Opioid crisis still raging

Dec 9, 2021 | 3:27 PM

PRINCE GEORGE – It is a crisis and has been for years. That’s according to BC’s Chief Coroner, Lisa LaPointe. Her agency released a report painting a picture of the opioid crisis in 2021. It indicates that the 1,782 suspected illicit drug toxicity deaths between January and October of this year are the highest ever recorded in a calendar year. None of this comes as a surprise to the head of POUNDS, whose mandate it is to prevent overdose.

But one good thing in the report is that the number of overdose deaths due to a poisoned drug supply in Prince George has dropped from 58 last year to 41 this year. And Jordan Harris attributes that to safe supply.

“I think the fact we’ve seen fewer deaths here in Prince George this year than we did last year, in 2020, I think we owe that to a community of practice that’s held by some really brave prescribers in our community.

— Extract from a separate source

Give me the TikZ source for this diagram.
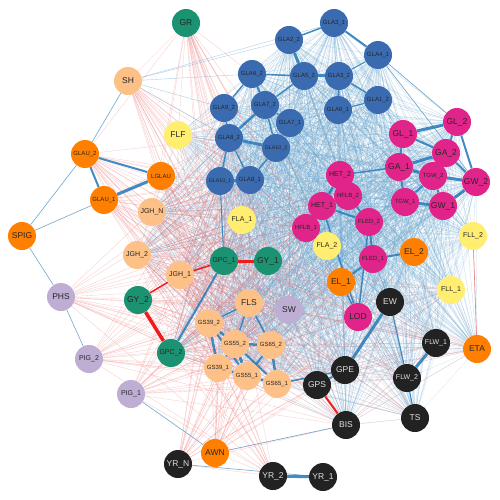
\documentclass[tikz,border=0pt]{standalone}
\usepackage{fontspec}
\setsansfont{Liberation Sans}
\usepackage{xcolor}
\usetikzlibrary{arrows.meta, positioning, calc}

\definecolor{cBlue}{HTML}{3A6BB0}
\definecolor{cMag}{HTML}{E0248A}
\definecolor{cOrg}{HTML}{FF7F00}
\definecolor{cPch}{HTML}{FDC086}
\definecolor{cYel}{HTML}{FFEE70}
\definecolor{cGrn}{HTML}{1B9272}
\definecolor{cLav}{HTML}{BEAED4}
\definecolor{cBlk}{HTML}{222222}
\definecolor{eBlue}{HTML}{2F80BD}
\definecolor{eLtBlue}{HTML}{6FA8D0}
\definecolor{eRed}{HTML}{EE1C1C}
\definecolor{eLtRed}{HTML}{F07878}

\pgfdeclarelayer{edges}
\pgfsetlayers{edges,main}

% node groups for the edge meshes
\def\topset{gla31,gla22,gla41,gla62,gla52,gla32,gla92,gla72,gla61,gla12,gla71,gla82,gla102,gla101,gla81,gl1,gl2,ga1,ga2,tgw1,tgw2,gw1,gw2,het1,het2,hflb1,hflb2,fled1,fled2}
\def\lowset{flf,fla1,fla2,fll1,fll2,el1,el2,lod,ew,gpe,gps,flw1,flw2,ts,sw,fls,gpc1,gpc2,jgh1,jgh2,jghn,gs392,gs552,gs652,gs391,gs551,gs651,eta,bis}
\def\redsrc{gr,sh,glau2,glau1,lglau,jghn,jgh2,jgh1,phs,pig2,pig1,gy2,gpc2,yrn,awn}
\def\redtgt{fls,sw,gs392,gs552,gs652,gs391,gs551,gs651,fla1,gpc1,gy1,gla101,gla81,gla82,hflb1,het1,el1,lod,gpe,gps,bis,yr2}

\begin{document}
\begin{tikzpicture}[
  x=1pt, y=-1pt,
  vtx/.style   = {circle, minimum size=28pt, inner sep=0pt, text=black!85},
  txtL/.style  = {font=\sffamily\fontsize{8.5}{9}\selectfont},
  txtM/.style  = {font=\sffamily\fontsize{7}{7}\selectfont},
  txtS/.style  = {font=\sffamily\fontsize{6}{6}\selectfont},
  txtXS/.style = {font=\sffamily\fontsize{5.3}{5}\selectfont},
  blu/.style   = {vtx, fill=cBlue},
  mag/.style   = {vtx, fill=cMag},
  org/.style   = {vtx, fill=cOrg},
  pch/.style   = {vtx, fill=cPch},
  yel/.style   = {vtx, fill=cYel},
  grn/.style   = {vtx, fill=cGrn},
  lav/.style   = {vtx, fill=cLav},
  blk/.style   = {vtx, fill=cBlk, text=white!88!black},
  meshb/.style = {eLtBlue, line width=0.35pt, opacity=0.38},
  meshr/.style = {eLtRed, line width=0.35pt, opacity=0.36},
  wblue/.style = {eBlue, opacity=0.9},
  wred/.style  = {eRed}
]
\useasboundingbox (0,0) rectangle (500,500);

% ── GLA cluster ──────────────────────────────────────────────────────────────
\node[blu, txtS]  (gla31)  at (334,23)  {GLA3\_1};
\node[blu, txtS]  (gla22)  at (289,40)  {GLA2\_2};
\node[blu, txtS]  (gla41)  at (378,55)  {GLA4\_1};
\node[blu, txtS]  (gla62)  at (252,74)  {GLA6\_2};
\node[blu, txtS]  (gla52)  at (304,76)  {GLA5\_2};
\node[blu, txtS]  (gla32)  at (339,76)  {GLA3\_2};
\node[blu, txtS]  (gla92)  at (224,108) {GLA9\_2};
\node[blu, txtS]  (gla72)  at (265,105) {GLA7\_2};
\node[blu, txtS]  (gla61)  at (338,110) {GLA6\_1};
\node[blu, txtS]  (gla12)  at (378,100) {GLA1\_2};
\node[blu, txtS]  (gla71)  at (290,123) {GLA7\_1};
\node[blu, txtS]  (gla82)  at (229,138) {GLA8\_2};
\node[blu, txtXS] (gla102) at (276,148) {GLA10\_2};
\node[blu, txtXS] (gla101) at (220,181) {GLA10\_1};
\node[blu, txtS]  (gla81)  at (250,180) {GLA8\_1};

% ── magenta cluster ──────────────────────────────────────────────────────────
\node[mag, txtL]  (gl1)   at (403,134) {GL\_1};
\node[mag, txtL]  (gl2)   at (457,122) {GL\_2};
\node[mag, txtL]  (ga2)   at (446,153) {GA\_2};
\node[mag, txtL]  (ga1)   at (399,167) {GA\_1};
\node[mag, txtS]  (tgw2)  at (433,176) {TGW\_2};
\node[mag, txtL]  (gw2)   at (476,182) {GW\_2};
\node[mag, txtS]  (tgw1)  at (405,202) {TGW\_1};
\node[mag, txtL]  (gw1)   at (443,206) {GW\_1};
\node[mag, txtM]  (het2)  at (340,175) {HET\_2};
\node[mag, txtS]  (hflb2) at (348,196) {HFLB\_2};
\node[mag, txtM]  (het1)  at (322,206) {HET\_1};
\node[mag, txtS]  (hflb1) at (306,228) {HFLB\_1};
\node[mag, txtS]  (fled2) at (369,222) {FLED\_2};
\node[mag, txtS]  (fled1) at (373,259) {FLED\_1};
\node[mag, txtL]  (lod)   at (358,317) {LOD};

% ── left side ────────────────────────────────────────────────────────────────
\node[grn, txtL]  (gr)    at (186,23)  {GR};
\node[pch, txtL]  (sh)    at (128,81)  {SH};
\node[yel, txtL]  (flf)   at (178,135) {FLF};
\node[org, txtS]  (glau2) at (85,154)  {GLAU\_2};
\node[org, txtS]  (lglau) at (161,176) {LGLAU};
\node[org, txtS]  (glau1) at (104,200) {GLAU\_1};
\node[pch, txtM]  (jghn)  at (152,212) {JGH\_N};
\node[org, txtL]  (spig)  at (22,236)  {SPIG};
\node[pch, txtM]  (jgh2)  at (137,255) {JGH\_2};
\node[pch, txtM]  (jgh1)  at (180,275) {JGH\_1};
\node[lav, txtL]  (phs)   at (61,297)  {PHS};
\node[grn, txtL]  (gy2)   at (138,300) {GY\_2};
\node[lav, txtM]  (pig2)  at (89,359)  {PIG\_2};
\node[grn, txtM]  (gpc2)  at (171,353) {GPC\_2};
\node[lav, txtM]  (pig1)  at (131,394) {PIG\_1};

% ── centre ───────────────────────────────────────────────────────────────────
\node[yel, txtM]  (fla1)  at (242,220) {FLA\_1};
\node[grn, txtM]  (gpc1)  at (224,261) {GPC\_1};
\node[grn, txtL]  (gy1)   at (268,261) {GY\_1};
\node[yel, txtM]  (fla2)  at (327,246) {FLA\_2};
\node[pch, txtL]  (fls)   at (249,303) {FLS};
\node[lav, txtL]  (sw)    at (289,310) {SW};
\node[pch, txtS]  (gs392) at (209,323) {GS39\_2};
\node[pch, txtS]  (gs552) at (235,344) {GS55\_2};
\node[pch, txtS]  (gs652) at (271,345) {GS65\_2};
\node[pch, txtS]  (gs391) at (218,368) {GS39\_1};
\node[pch, txtS]  (gs551) at (247,376) {GS55\_1};
\node[pch, txtS]  (gs651) at (277,384) {GS65\_1};
\node[org, txtL]  (el1)   at (341,282) {EL\_1};
\node[org, txtL]  (el2)   at (414,252) {EL\_2};

% ── right and bottom ─────────────────────────────────────────────────────────
\node[yel, txtM]  (fll2)  at (473,236) {FLL\_2};
\node[yel, txtM]  (fll1)  at (451,290) {FLL\_1};
\node[blk, txtL]  (ew)    at (390,302) {EW};
\node[blk, txtM]  (flw1)  at (436,343) {FLW\_1};
\node[org, txtL]  (eta)   at (477,349) {ETA};
\node[blk, txtM]  (flw2)  at (407,378) {FLW\_2};
\node[blk, txtL]  (gpe)   at (345,370) {GPE};
\node[blk, txtL]  (gps)   at (317,385) {GPS};
\node[blk, txtL]  (bis)   at (346,425) {BIS};
\node[blk, txtL]  (ts)    at (415,418) {TS};
\node[org, txtL]  (awn)   at (215,453) {AWN};
\node[blk, txtL]  (yrn)   at (178,464) {YR\_N};
\node[blk, txtL]  (yr2)   at (273,476) {YR\_2};
\node[blk, txtL]  (yr1)   at (323,477) {YR\_1};

\begin{pgfonlayer}{edges}
\fill[white] (0,0) rectangle (500,500);

% ── light meshes ─────────────────────────────────────────────────────────────
\foreach \a [count=\i] in \topset {
  \foreach \b [count=\j] in \topset {
    \ifnum\j>\i \draw[meshb] (\a) -- (\b); \fi
  }
  \foreach \b in \lowset { \draw[meshb] (\a) -- (\b); }
}
\foreach \a [count=\i] in \lowset {
  \foreach \b [count=\j] in \lowset {
    \ifnum\j>\i \draw[meshb, opacity=0.25] (\a) -- (\b); \fi
  }
}
\foreach \a in \redsrc {
  \foreach \b in \redtgt { \draw[meshr] (\a) -- (\b); }
}
\foreach \a in {sw,fls,gy1,gpc1,el1,lod,gs651,gs652,gps,gpe,bis} {
  \foreach \b in {eta,ts,flw2,flw1,fll1} { \draw[meshr, opacity=0.3] (\a) -- (\b); }
}
\foreach \a in {gla92,gla62,gla82,gla31,gla22} { \draw[meshb, opacity=0.6] (sh) -- (\a); }
\foreach \a in {sh,glau2,lglau,jghn,flf,gla92,gla62} { \draw[meshr] (gr) -- (\a); }

% ── outer links ──────────────────────────────────────────────────────────────
\foreach \a/\b in {spig/glau2, spig/glau1, spig/phs, phs/pig2, glau2/sh,
                   pig1/awn, yrn/yr1, awn/bis, gla41/gl2, gla41/gw2}
  \draw[eLtBlue, line width=0.6pt] (\a) -- (\b);
\draw[eLtRed, line width=0.6pt] (fll2) -- (eta);

% ── strong links ─────────────────────────────────────────────────────────────
\foreach \a/\b/\w in {gla22/gla52/3, gla52/gla32/3, gla22/gla31/1.5,
    gla31/gla41/2, gla41/gla32/1, gla32/gla12/1.5, gla62/gla52/1.5,
    gla62/gla72/2, gla62/gla92/1.5, gla72/gla71/1.5, gla72/gla82/2.5,
    gla92/gla82/1.5, gla82/gla102/3, gla72/gla102/1.5, gla71/gla102/1.5,
    gla101/gla81/3, gla82/gla101/1.5, gla82/gla81/1.5, gla102/gla81/1.5,
    gla52/gla72/1.5, gla32/gla61/1.5, gla12/gla61/1,
    gl1/gl2/3, gl1/ga1/2, gl1/ga2/2, ga1/ga2/3, ga2/gl2/2, ga1/tgw2/3,
    tgw2/gw2/3, ga2/gw2/2, gl2/gw2/2, gw2/gw1/3, tgw1/gw1/3, tgw2/tgw1/2,
    ga1/tgw1/2, tgw2/gw1/2, het2/het1/2.5, het2/hflb2/2, het1/hflb2/2,
    het1/hflb1/2, het1/fled2/2, hflb2/fled2/2, fled2/fled1/2, het2/ga1/1.5,
    fled1/el2/2, fled1/el1/2, el1/lod/1.5, het1/lod/1.5, fled2/lod/1.5,
    lglau/glau1/3, glau2/lglau/2, glau2/glau1/2,
    gs392/gs552/2.5, gs552/gs652/2.5, gs392/gs391/2.5, gs391/gs551/2.5,
    gs551/gs651/2.5, gs552/gs551/3, gs652/gs651/2.5, gs552/gs391/2,
    gs552/gs651/2, gs652/gs551/2, gs392/gs551/2, fls/gs552/1.5,
    fls/gs652/1.5, fls/gs392/1.5, gpc1/gpc2/2, gs651/gpe/1.5,
    ew/gpe/3, gpe/gps/2, flw1/flw2/3, yr2/yr1/3, flw2/ts/1, ew/flw2/1,
    gpc1/gla101/1}
  \draw[wblue, line width=\w pt] (\a) -- (\b);

\foreach \a/\b/\w in {gy2/gpc2/3.5, gpc1/gy1/3, jgh1/gpc1/1.5,
    jgh1/gy2/1.5, gps/bis/2}
  \draw[wred, line width=\w pt] (\a) -- (\b);
\end{pgfonlayer}

\end{tikzpicture}
\end{document}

Some really brave care providers that are stepping up to do the work to create safe supply and paths to other maintenance therapies for individuals who are living with additions.”

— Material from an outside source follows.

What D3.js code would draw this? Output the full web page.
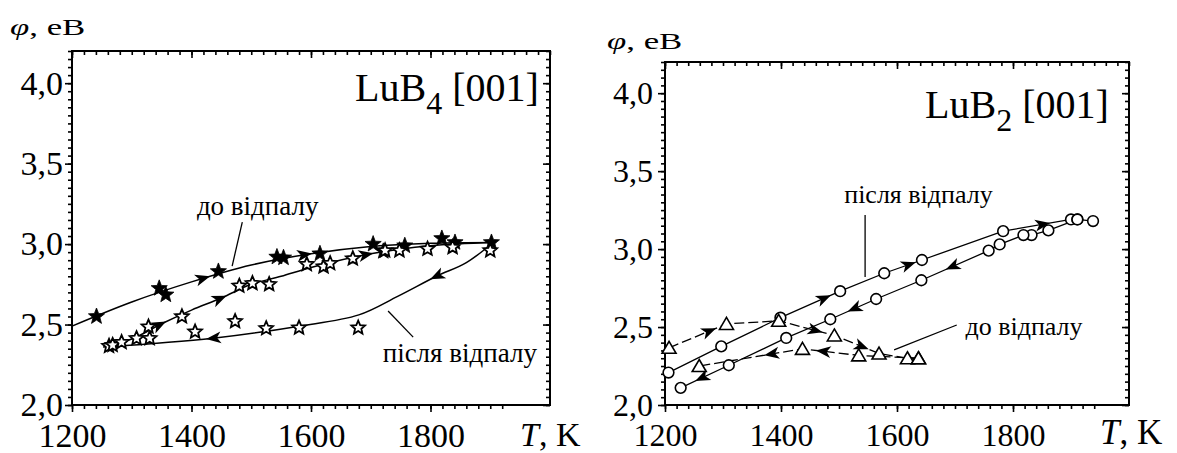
<!DOCTYPE html>
<meta http-equiv="Content-type" content="text/html; charset=UTF-8"/>
<style>
body { margin: 0; background: #fff }
svg { display: block }
svg, svg text { font-family: 'Liberation Serif', 'Times New Roman', serif }
</style>
<svg width="1177" height="453" font-family="Liberation Serif"></svg>
<script src="https://d3js.org/d3.v7.min.js"></script>
<script>
// ---------- LuB4 [001] (left) ----------
// measured points [T, phi]
var lub4BeforePts = [[1241,2.55],[1346,2.725],[1357,2.685],[1445,2.83],[1543,2.92],[1554,2.915],
  [1615,2.94],[1704,3.0],[1721,2.955],[1757,2.99],[1819,3.035],[1841,3.01],[1902,3.01]];
var lub4AfterPts = [[1262,2.366],[1268,2.372],[1283,2.39],[1308,2.414],[1330,2.414],[1328,2.486],
  [1384,2.55],[1406,2.455],[1473,2.52],[1480,2.74],[1502,2.756],[1530,2.75],[1525,2.476],
  [1580,2.48],[1593,2.875],[1621,2.86],[1632,2.88],[1670,2.91],[1679,2.48],[1724,2.96],
  [1748,2.96],[1795,2.97],[1837,2.98],[1900,2.96]];
// hand drawn fit curves, in drawing order
var lub4BeforeFit = [[1200,2.49],[1300,2.64],[1400,2.765],[1500,2.87],[1600,2.94],[1700,2.985],[1800,3.005],[1910,3.01]];
var lub4HeatFit = [[1255,2.365],[1300,2.41],[1350,2.505],[1400,2.59],[1450,2.665],[1500,2.75],[1550,2.80],
  [1600,2.855],[1700,2.94],[1800,2.99],[1905,3.01]];
var lub4CoolFit = [[1905,3.01],[1860,2.885],[1810,2.80],[1745,2.675],[1680,2.56],[1580,2.49],[1436,2.415],[1252,2.36]];
// arrow positions (T) on each curve
var lub4BeforeArrows = [1420, 1590];
var lub4HeatArrows = [1347, 1448, 1693];
var lub4CoolArrows = [1810, 1436];

// ---------- LuB2 [001] (right) ----------
var lub2AfterHeat = [[1206,2.208],[1297,2.376],[1399,2.56],[1502,2.73],[1578,2.845],[1643,2.93],
  [1783,3.115],[1900,3.19],[1911,3.19],[1938,3.18]];
var lub2AfterCool = [[1911,3.19],[1861,3.12],[1832,3.09],[1818,3.09],[1777,3.03],[1758,2.99],
  [1642,2.80],[1564,2.68],[1485,2.55],[1409,2.43],[1310,2.255],[1227,2.11]];
var lub2BeforeHeat = [[1207,2.367],[1306,2.52],[1396,2.54],[1492,2.446],[1569,2.33],[1618,2.30],[1637,2.30]];
var lub2BeforeCool = [[1637,2.30],[1534,2.318],[1437,2.36],[1259,2.25]];
var lub2AfterHeatArrows = [1475, 1621, 1852];
var lub2AfterCoolArrows = [1695, 1526, 1263];
var lub2BeforeHeatArrows = [1277, 1460, 1540];
var lub2BeforeCoolArrows = [1472, 1383];

// axis ticks
var xMajor = [1200, 1400, 1600, 1800];
var yMajor = [2.0, 2.5, 3.0, 3.5, 4.0];

var svg = d3.select("svg");
svg.append("rect").attr("width", 1177).attr("height", 453).attr("fill", "#fff");

function starPath(R, r) {
  var p = [];
  for (var i = 0; i < 10; i++) {
    var a = -Math.PI / 2 + i * Math.PI / 5, rr = i % 2 ? r : R;
    p.push([rr * Math.cos(a), rr * Math.sin(a)]);
  }
  return "M" + p.join("L") + "Z";
}
var triPath = "M0,-6.5L7,5.5L-7,5.5Z";
var arrowPath = "M7,0L-8,-6L-4,0L-8,6Z";

function fmt(v) { return d3.format(".1f")(v).replace(".", ","); }

// find point on rendered path where x == px
function pointAtX(node, px) {
  var L = node.getTotalLength();
  var inc = node.getPointAtLength(L).x > node.getPointAtLength(0).x;
  var lo = 0, hi = L;
  for (var i = 0; i < 40; i++) {
    var mid = (lo + hi) / 2, p = node.getPointAtLength(mid);
    if ((p.x < px) === inc) lo = mid; else hi = mid;
  }
  var l = (lo + hi) / 2;
  var a = node.getPointAtLength(Math.max(0, l - 3)), b = node.getPointAtLength(Math.min(L, l + 3));
  var c = node.getPointAtLength(l);
  return {x: c.x, y: c.y, angle: Math.atan2(b.y - a.y, b.x - a.x) * 180 / Math.PI};
}

function panel(o) {
  var x = d3.scaleLinear().domain([1200, 2000]).range([o.left, o.right]);
  var y = d3.scaleLinear().domain([2.0, 4.2]).range([o.bottom, o.top]);
  var g = svg.append("g");
  var xMinor = d3.range(1200, 2001, 20), yMinor = d3.range(0, 45).map(function(i) { return +(2 + i * 0.05).toFixed(2); });

  function ax(axis, tr, vals, size, fmtf, pad) {
    var a = g.append("g").attr("transform", tr)
      .call(axis.tickValues(vals).tickSize(size).tickPadding(pad || 0).tickFormat(fmtf || ""));
    a.attr("font-family", "Liberation Serif");
    a.select(".domain").remove();
    a.selectAll("line").attr("stroke", "#000").attr("stroke-width", 1.6);
    return a;
  }
  // bottom (outward)
  ax(d3.axisBottom(x), "translate(0," + o.bottom + ")", xMinor.filter(function(d) { return d <= o.tickCut; }), 4);
  ax(d3.axisBottom(x), "translate(0," + o.bottom + ")", xMajor, 7, d3.format("d"), 11)
    .selectAll("text").attr("font-size", o.tickFont).attr("fill", "#000");
  // top (inward)
  ax(d3.axisBottom(x), "translate(0," + o.top + ")", xMinor, 4);
  ax(d3.axisBottom(x), "translate(0," + o.top + ")", xMajor, 7);
  // left (outward)
  ax(d3.axisLeft(y), "translate(" + o.left + ",0)", yMinor, 4);
  ax(d3.axisLeft(y), "translate(" + o.left + ",0)", yMajor, 7, fmt, o.yPad)
    .selectAll("text").attr("font-size", o.tickFont).attr("fill", "#000");
  // right (inward)
  ax(d3.axisLeft(y), "translate(" + o.right + ",0)", yMinor, 4);
  ax(d3.axisLeft(y), "translate(" + o.right + ",0)", yMajor, 7);

  g.append("rect").attr("x", o.left).attr("y", o.top)
    .attr("width", o.right - o.left).attr("height", o.bottom - o.top)
    .attr("fill", "none").attr("stroke", "#000").attr("stroke-width", 2);

  // axis titles (phi label is drawn wide, as in the original)
  g.append("text").attr("font-size", 24)
    .attr("transform", "translate(" + o.phiX + "," + o.phiY + ") scale(1.45,1)")
    .html('<tspan font-style="italic">φ</tspan>, eB');
  g.append("text").attr("x", o.tX).attr("y", o.tY).attr("font-size", o.tFont)
    .html('<tspan font-style="italic">T</tspan>, K');
  var t = g.append("text").attr("x", o.nameX).attr("y", o.nameY).attr("font-size", 40);
  t.append("tspan").text("LuB");
  t.append("tspan").attr("dy", 13).attr("font-size", 32).text(o.sub);
  t.append("tspan").attr("dy", -13).text(" [001]");

  // annotations
  o.notes.forEach(function(n) {
    g.append("text").attr("x", x(n.T)).attr("y", y(n.v)).attr("font-size", n.size).text(n.text);
    g.append("line").attr("x1", x(n.lead[0])).attr("y1", y(n.lead[1]))
      .attr("x2", x(n.lead[2])).attr("y2", y(n.lead[3]))
      .attr("stroke", "#000").attr("stroke-width", 1.3);
  });

  // curves
  o.lines.forEach(function(s) {
    var line = d3.line().x(function(d) { return x(d[0]); }).y(function(d) { return y(d[1]); })
      .curve(s.smooth ? d3.curveCatmullRom.alpha(0.5) : d3.curveLinear);
    var p = g.append("path").datum(s.data).attr("d", line)
      .attr("fill", "none").attr("stroke", "#000").attr("stroke-width", s.width || 1.5)
      .attr("stroke-dasharray", s.dash || null);
    s.arrows.forEach(function(T) {
      var q = pointAtX(p.node(), x(T));
      g.append("path").attr("d", arrowPath).attr("fill", "#000")
        .attr("transform", "translate(" + q.x + "," + q.y + ") rotate(" + q.angle + ")");
    });
  });

  // markers
  o.marks.forEach(function(m) {
    g.selectAll(null).data(m.data).enter().append("path")
      .attr("transform", function(d) { return "translate(" + x(d[0]) + "," + y(d[1]) + ")"; })
      .attr("d", m.d).attr("fill", m.fill).attr("stroke", "#000").attr("stroke-width", m.sw)
      .attr("stroke-linejoin", "miter");
  });
}

panel({
  left: 72, right: 550, top: 51, bottom: 405, tickCut: 1920, tickFont: 34, yPad: 2,
  phiX: 10, phiY: 35, tX: 520, tY: 446, tFont: 34,
  nameX: 355, nameY: 101, sub: "4",
  notes: [
    {T: 1409, v: 3.18, size: 27, text: "до відпалу", lead: [1468, 2.863, 1485, 3.137]},
    {T: 1720, v: 2.267, size: 27, text: "після відпалу", lead: [1729, 2.584, 1771, 2.422]}
  ],
  lines: [
    {data: lub4BeforeFit, smooth: true, arrows: lub4BeforeArrows},
    {data: lub4HeatFit, smooth: true, arrows: lub4HeatArrows},
    {data: lub4CoolFit, smooth: true, arrows: lub4CoolArrows}
  ],
  marks: [
    {data: lub4BeforePts, d: starPath(8.5, 3.6), fill: "#000", sw: 0.8},
    {data: lub4AfterPts, d: starPath(7.2, 3.3), fill: "#fff", sw: 1.8}
  ]
});

panel({
  left: 665, right: 1129, top: 62, bottom: 405, tickCut: 1940, tickFont: 32, yPad: 5,
  phiX: 607, phiY: 49, tX: 1100, tY: 444, tFont: 35,
  nameX: 925, nameY: 118, sub: "2",
  notes: [
    {T: 1509, v: 3.296, size: 26, text: "після відпалу", lead: [1545, 3.219, 1545, 2.821]},
    {T: 1718, v: 2.449, size: 26, text: "до відпалу", lead: [1595, 2.353, 1703, 2.513]}
  ],
  lines: [
    {data: lub2AfterHeat, arrows: lub2AfterHeatArrows, width: 1.3},
    {data: lub2AfterCool, arrows: lub2AfterCoolArrows, width: 1.3},
    {data: lub2BeforeHeat, arrows: lub2BeforeHeatArrows, width: 1.3, dash: "10,4"},
    {data: lub2BeforeCool, arrows: lub2BeforeCoolArrows, width: 1.3, dash: "10,4"}
  ],
  marks: [
    {data: lub2AfterHeat.concat(lub2AfterCool), d: d3.symbol(d3.symbolCircle, 90)(), fill: "#fff", sw: 1.6},
    {data: lub2BeforeHeat.concat(lub2BeforeCool), d: triPath, fill: "#fff", sw: 1.6}
  ]
});
</script>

But access to a safe drug supply and, more urgently, those who will administer those drugs, are huge hurdles to overcome in the north. And that is felt more acutely in even more rural communities.

But Harris argues, safe supply is the path to treatment, one of Larry Campbell’s four pillars.

“There’s no aspect to mental health and addictions in our systems, that exists in that field, that doesn’t need to be looked at. We, as advocates, are really putting on a lot of pressure on safe supply and decriminalization as the most urgent measures in this crisis because those are the things that are going to keep people alive. All the treatment beds in the world won’t do you any good if you die of an overdose before you get there.”